■ **REQUIREMENT**: Leave the pictures out and copy exactly the lines from the line containing "Clone this chart in Bokeh." to the line containing "0.83, 0.93, 1.0]", both lines included.

----- DATA ENTRIES -----

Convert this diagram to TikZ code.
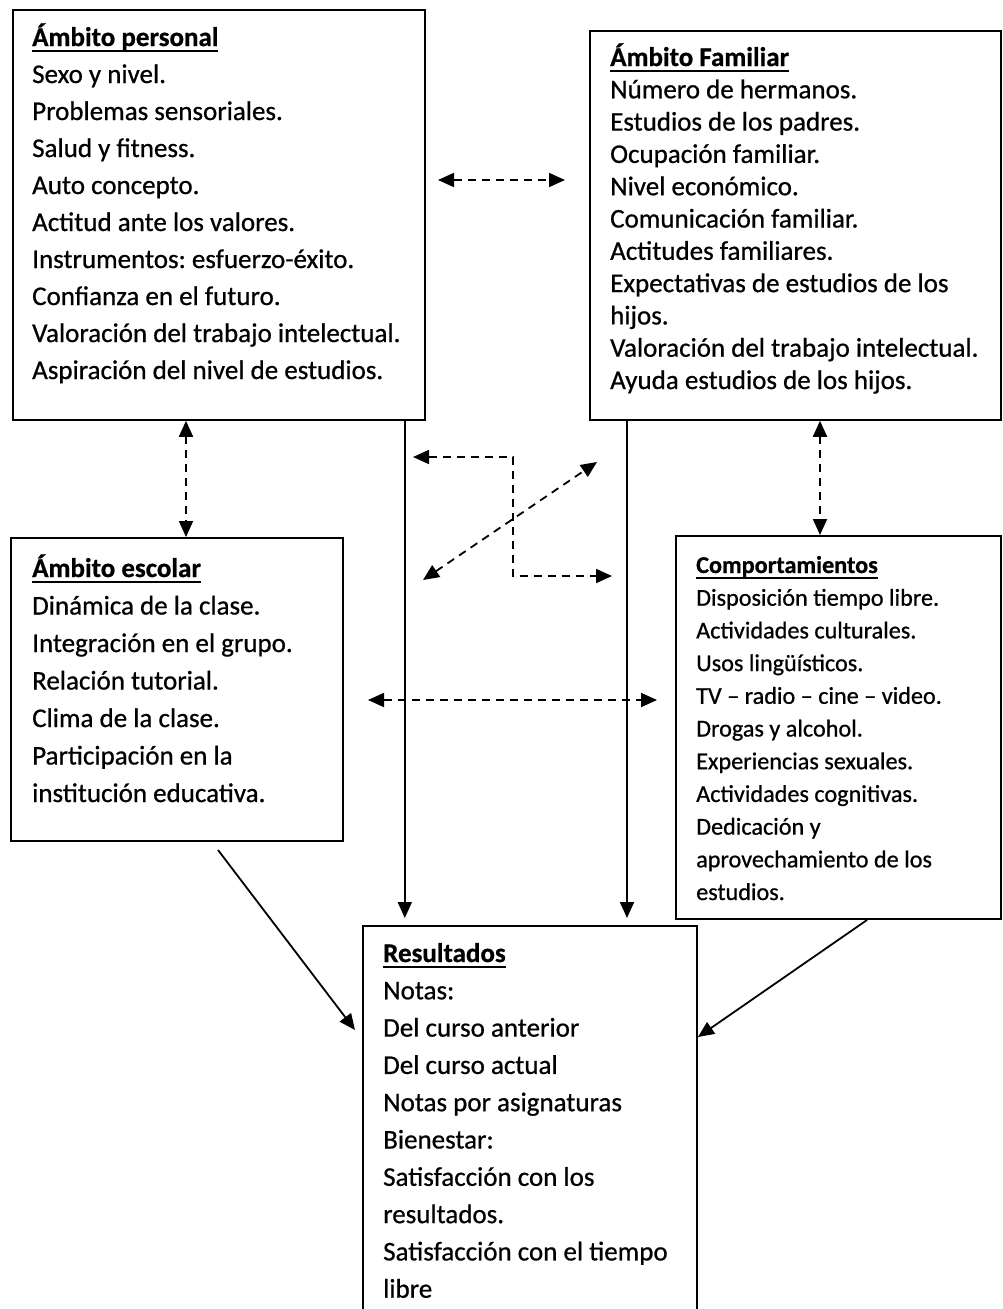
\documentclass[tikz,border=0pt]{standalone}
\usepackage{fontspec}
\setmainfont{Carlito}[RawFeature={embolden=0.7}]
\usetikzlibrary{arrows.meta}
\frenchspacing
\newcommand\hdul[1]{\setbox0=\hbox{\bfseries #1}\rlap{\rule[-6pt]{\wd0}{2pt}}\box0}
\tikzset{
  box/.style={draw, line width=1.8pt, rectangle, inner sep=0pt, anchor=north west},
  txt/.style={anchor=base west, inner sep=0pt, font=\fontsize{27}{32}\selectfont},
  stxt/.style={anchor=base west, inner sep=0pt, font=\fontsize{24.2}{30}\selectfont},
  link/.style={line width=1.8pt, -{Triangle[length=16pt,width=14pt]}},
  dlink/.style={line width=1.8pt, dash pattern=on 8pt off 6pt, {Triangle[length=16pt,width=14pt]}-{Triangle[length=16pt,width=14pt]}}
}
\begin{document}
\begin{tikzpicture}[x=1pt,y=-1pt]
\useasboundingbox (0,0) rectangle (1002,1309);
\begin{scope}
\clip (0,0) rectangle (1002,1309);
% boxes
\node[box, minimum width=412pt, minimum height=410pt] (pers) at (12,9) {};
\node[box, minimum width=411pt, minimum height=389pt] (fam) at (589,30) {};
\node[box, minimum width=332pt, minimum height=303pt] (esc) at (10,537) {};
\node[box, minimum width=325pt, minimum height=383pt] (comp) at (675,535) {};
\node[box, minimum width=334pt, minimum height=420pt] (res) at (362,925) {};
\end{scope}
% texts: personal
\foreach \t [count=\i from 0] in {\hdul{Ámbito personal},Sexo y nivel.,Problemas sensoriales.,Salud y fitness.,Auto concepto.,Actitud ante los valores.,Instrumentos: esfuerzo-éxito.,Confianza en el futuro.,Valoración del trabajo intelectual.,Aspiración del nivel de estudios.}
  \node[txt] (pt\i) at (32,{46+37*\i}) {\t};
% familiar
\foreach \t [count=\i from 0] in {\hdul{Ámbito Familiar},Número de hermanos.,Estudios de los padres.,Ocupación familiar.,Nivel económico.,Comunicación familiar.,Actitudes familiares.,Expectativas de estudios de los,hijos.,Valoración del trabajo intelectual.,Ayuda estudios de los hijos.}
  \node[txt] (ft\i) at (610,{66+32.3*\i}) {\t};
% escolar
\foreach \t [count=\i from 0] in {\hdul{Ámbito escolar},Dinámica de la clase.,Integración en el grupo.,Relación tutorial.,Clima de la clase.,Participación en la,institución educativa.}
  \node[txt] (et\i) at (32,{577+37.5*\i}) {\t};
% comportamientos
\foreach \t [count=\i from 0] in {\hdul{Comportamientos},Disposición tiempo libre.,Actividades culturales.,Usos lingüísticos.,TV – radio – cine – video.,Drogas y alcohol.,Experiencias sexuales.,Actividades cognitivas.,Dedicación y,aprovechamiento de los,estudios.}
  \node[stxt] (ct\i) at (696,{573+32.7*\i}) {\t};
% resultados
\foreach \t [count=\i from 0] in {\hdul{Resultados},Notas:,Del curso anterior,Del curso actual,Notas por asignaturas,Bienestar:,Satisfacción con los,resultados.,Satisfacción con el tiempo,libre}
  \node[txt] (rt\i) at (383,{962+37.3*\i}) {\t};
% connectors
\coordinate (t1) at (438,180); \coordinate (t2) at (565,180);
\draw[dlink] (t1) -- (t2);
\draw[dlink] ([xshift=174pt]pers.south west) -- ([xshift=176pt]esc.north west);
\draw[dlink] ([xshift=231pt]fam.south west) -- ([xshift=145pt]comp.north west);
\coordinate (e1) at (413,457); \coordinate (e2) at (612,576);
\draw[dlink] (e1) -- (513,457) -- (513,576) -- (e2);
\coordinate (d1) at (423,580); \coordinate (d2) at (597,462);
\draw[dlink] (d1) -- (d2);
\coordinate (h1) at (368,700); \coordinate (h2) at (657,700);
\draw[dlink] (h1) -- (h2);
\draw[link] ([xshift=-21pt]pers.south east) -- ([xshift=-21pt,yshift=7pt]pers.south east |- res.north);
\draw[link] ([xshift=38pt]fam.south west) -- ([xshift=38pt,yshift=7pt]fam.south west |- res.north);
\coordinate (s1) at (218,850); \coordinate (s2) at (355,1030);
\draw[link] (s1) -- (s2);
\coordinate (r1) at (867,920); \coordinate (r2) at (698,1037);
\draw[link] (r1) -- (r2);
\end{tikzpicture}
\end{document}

-----
----- DATA ENTRIES -----

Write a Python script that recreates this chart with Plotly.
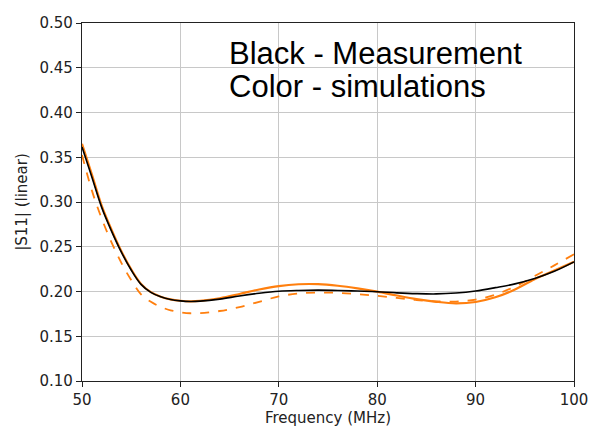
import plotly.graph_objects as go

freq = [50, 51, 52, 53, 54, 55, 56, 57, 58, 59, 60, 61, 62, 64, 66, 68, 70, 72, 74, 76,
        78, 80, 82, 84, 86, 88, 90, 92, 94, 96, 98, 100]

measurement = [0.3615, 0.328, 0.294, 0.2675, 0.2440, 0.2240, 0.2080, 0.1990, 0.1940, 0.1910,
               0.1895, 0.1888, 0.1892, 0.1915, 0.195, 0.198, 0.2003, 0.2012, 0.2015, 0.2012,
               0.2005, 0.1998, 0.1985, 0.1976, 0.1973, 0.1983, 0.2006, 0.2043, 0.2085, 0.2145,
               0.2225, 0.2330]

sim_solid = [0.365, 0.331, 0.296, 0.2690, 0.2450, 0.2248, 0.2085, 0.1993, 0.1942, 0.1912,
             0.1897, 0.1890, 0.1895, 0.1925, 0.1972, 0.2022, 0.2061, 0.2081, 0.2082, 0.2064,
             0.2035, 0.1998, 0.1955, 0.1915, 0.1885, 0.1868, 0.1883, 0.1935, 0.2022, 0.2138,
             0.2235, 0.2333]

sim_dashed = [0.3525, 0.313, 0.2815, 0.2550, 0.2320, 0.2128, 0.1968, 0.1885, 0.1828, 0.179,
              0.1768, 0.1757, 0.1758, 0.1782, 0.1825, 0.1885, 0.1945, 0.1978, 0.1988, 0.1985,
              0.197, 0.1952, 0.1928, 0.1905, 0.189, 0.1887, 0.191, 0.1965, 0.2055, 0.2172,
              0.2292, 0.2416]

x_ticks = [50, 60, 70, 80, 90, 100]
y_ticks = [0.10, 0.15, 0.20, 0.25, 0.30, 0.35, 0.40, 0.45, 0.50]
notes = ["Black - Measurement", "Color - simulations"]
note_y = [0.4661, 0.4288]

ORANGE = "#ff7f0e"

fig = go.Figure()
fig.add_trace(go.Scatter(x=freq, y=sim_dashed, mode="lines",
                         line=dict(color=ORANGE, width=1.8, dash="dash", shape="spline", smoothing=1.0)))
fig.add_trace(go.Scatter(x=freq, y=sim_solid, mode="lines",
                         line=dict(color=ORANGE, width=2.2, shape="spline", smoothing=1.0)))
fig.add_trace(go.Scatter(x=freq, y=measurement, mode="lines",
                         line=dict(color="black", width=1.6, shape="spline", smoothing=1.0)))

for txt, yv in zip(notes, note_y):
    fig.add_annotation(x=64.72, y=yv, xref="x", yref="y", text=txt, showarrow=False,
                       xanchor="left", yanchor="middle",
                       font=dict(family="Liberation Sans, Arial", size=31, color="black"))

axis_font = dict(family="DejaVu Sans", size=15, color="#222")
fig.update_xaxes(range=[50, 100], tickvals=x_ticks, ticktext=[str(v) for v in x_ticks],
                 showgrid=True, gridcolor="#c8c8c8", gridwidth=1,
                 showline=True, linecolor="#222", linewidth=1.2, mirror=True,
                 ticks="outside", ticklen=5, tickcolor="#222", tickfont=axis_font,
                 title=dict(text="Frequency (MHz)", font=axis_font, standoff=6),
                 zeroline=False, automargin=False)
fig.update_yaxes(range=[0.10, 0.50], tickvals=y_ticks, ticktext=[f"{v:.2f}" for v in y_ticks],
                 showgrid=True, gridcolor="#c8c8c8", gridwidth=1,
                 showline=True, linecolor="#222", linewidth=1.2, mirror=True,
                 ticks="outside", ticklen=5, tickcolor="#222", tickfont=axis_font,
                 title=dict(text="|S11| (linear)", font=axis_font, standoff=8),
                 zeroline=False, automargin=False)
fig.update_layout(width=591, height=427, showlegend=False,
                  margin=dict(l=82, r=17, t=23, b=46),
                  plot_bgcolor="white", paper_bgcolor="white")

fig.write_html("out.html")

-----
----- DATA ENTRIES -----

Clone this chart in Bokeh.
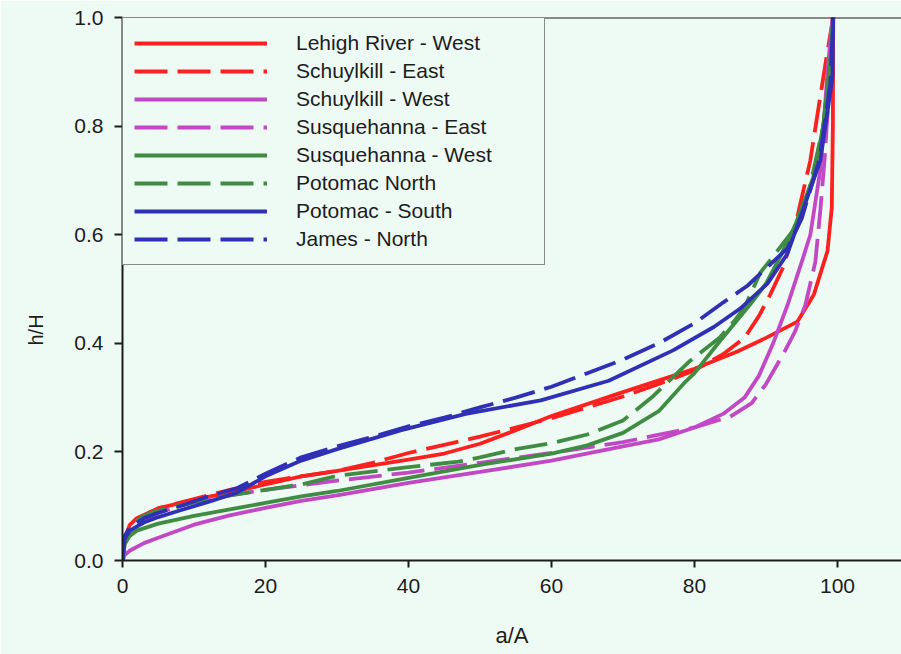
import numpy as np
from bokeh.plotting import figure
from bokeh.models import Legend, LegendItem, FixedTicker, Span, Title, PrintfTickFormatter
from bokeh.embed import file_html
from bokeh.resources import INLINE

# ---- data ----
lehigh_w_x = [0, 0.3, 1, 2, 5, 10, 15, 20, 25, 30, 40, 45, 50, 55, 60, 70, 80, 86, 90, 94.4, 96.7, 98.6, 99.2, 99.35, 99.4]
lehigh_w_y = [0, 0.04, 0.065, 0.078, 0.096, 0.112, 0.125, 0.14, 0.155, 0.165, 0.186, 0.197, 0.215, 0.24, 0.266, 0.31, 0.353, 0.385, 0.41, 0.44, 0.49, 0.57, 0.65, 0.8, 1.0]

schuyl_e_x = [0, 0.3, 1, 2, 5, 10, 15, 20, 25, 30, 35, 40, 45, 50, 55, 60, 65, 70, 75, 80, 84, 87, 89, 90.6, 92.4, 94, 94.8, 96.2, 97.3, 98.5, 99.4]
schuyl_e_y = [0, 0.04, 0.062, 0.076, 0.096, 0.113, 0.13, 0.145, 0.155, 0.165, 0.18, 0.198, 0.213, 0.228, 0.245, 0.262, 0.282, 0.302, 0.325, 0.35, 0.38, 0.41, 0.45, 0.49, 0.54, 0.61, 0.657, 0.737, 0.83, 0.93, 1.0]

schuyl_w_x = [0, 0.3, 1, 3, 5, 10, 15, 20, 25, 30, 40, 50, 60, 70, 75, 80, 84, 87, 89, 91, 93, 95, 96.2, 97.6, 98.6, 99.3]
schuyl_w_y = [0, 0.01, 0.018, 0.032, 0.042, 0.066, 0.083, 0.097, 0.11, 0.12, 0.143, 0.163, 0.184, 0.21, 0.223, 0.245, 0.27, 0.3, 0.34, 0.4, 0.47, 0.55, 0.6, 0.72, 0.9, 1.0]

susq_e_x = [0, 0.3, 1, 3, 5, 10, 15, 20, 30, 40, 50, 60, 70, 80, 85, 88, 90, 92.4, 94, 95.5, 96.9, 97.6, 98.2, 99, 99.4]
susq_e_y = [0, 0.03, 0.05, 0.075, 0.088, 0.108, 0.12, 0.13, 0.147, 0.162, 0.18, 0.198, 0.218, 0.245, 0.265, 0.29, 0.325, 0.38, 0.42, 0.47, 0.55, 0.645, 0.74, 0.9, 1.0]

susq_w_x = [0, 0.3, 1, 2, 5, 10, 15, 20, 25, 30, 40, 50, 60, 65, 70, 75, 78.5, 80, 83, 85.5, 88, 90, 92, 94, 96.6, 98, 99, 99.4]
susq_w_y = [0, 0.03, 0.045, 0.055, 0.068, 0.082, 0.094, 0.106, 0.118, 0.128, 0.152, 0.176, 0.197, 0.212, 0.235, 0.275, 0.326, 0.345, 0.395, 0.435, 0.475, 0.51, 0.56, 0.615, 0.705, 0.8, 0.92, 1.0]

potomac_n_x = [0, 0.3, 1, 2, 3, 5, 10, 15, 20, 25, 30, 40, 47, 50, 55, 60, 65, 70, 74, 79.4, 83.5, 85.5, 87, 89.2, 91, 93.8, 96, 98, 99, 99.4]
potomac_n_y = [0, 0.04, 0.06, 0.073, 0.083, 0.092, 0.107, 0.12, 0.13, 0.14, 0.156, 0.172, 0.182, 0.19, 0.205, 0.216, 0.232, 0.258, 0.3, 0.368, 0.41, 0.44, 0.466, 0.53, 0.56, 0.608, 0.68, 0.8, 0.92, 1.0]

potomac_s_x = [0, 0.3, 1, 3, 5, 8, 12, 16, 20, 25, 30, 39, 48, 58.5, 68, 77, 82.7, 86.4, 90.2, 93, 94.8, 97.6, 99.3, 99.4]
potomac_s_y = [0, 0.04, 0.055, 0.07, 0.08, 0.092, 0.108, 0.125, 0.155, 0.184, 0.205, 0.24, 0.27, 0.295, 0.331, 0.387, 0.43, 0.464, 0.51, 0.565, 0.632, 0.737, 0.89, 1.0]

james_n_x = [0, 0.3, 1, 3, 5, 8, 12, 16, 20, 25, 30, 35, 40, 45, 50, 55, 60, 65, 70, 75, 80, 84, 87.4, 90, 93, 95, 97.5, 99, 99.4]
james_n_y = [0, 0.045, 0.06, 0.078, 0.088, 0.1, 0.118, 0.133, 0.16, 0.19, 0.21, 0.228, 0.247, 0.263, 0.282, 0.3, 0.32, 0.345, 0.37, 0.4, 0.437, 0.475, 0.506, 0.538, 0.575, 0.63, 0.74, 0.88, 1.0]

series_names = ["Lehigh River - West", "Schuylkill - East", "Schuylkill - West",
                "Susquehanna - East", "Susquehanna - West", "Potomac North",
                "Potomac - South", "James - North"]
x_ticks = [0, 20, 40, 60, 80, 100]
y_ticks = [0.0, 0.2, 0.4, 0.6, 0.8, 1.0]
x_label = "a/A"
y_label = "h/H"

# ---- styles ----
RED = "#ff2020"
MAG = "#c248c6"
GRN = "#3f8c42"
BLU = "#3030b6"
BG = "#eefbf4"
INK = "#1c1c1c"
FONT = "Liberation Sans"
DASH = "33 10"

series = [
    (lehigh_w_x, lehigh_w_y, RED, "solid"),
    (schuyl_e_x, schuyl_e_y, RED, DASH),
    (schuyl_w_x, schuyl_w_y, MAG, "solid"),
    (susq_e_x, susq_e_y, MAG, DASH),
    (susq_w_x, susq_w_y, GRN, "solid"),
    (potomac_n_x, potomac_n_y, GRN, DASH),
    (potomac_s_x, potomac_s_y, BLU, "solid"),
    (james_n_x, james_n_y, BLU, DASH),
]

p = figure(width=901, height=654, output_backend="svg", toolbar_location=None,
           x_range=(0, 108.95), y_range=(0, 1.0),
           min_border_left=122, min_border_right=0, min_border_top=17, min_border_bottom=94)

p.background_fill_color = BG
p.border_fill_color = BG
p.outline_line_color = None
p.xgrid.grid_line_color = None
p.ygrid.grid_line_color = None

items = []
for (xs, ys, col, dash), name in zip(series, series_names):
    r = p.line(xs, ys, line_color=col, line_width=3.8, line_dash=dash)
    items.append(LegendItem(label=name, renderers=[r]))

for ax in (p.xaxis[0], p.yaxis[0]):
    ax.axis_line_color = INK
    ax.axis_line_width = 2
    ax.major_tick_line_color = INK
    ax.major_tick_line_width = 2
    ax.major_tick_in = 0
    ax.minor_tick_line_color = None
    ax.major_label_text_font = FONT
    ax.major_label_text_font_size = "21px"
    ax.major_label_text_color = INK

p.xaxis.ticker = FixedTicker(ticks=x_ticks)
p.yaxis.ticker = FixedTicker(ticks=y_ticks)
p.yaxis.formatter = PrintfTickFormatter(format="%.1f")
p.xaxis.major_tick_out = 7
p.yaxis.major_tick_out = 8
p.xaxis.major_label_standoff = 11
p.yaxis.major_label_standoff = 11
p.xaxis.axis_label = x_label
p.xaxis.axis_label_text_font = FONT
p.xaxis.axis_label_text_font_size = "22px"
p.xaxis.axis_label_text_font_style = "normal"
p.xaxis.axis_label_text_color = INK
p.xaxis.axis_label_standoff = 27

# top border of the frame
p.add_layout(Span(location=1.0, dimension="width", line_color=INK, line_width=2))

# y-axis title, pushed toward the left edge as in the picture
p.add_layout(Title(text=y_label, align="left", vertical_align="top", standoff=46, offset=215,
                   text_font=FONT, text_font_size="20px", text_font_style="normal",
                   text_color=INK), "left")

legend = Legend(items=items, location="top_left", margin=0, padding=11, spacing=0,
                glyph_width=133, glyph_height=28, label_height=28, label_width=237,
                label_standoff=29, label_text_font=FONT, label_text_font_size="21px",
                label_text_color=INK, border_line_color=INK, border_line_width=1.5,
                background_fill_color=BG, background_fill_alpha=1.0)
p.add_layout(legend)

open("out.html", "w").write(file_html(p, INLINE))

-----

■ **OUTPUT**:
Clone this chart in Bokeh.
import numpy as np
from bokeh.plotting import figure
from bokeh.models import Legend, LegendItem, FixedTicker, Span, Title, PrintfTickFormatter
from bokeh.embed import file_html
from bokeh.resources import INLINE

# ---- data ----
lehigh_w_x = [0, 0.3, 1, 2, 5, 10, 15, 20, 25, 30, 40, 45, 50, 55, 60, 70, 80, 86, 90, 94.4, 96.7, 98.6, 99.2, 99.35, 99.4]
lehigh_w_y = [0, 0.04, 0.065, 0.078, 0.096, 0.112, 0.125, 0.14, 0.155, 0.165, 0.186, 0.197, 0.215, 0.24, 0.266, 0.31, 0.353, 0.385, 0.41, 0.44, 0.49, 0.57, 0.65, 0.8, 1.0]

schuyl_e_x = [0, 0.3, 1, 2, 5, 10, 15, 20, 25, 30, 35, 40, 45, 50, 55, 60, 65, 70, 75, 80, 84, 87, 89, 90.6, 92.4, 94, 94.8, 96.2, 97.3, 98.5, 99.4]
schuyl_e_y = [0, 0.04, 0.062, 0.076, 0.096, 0.113, 0.13, 0.145, 0.155, 0.165, 0.18, 0.198, 0.213, 0.228, 0.245, 0.262, 0.282, 0.302, 0.325, 0.35, 0.38, 0.41, 0.45, 0.49, 0.54, 0.61, 0.657, 0.737, 0.83, 0.93, 1.0]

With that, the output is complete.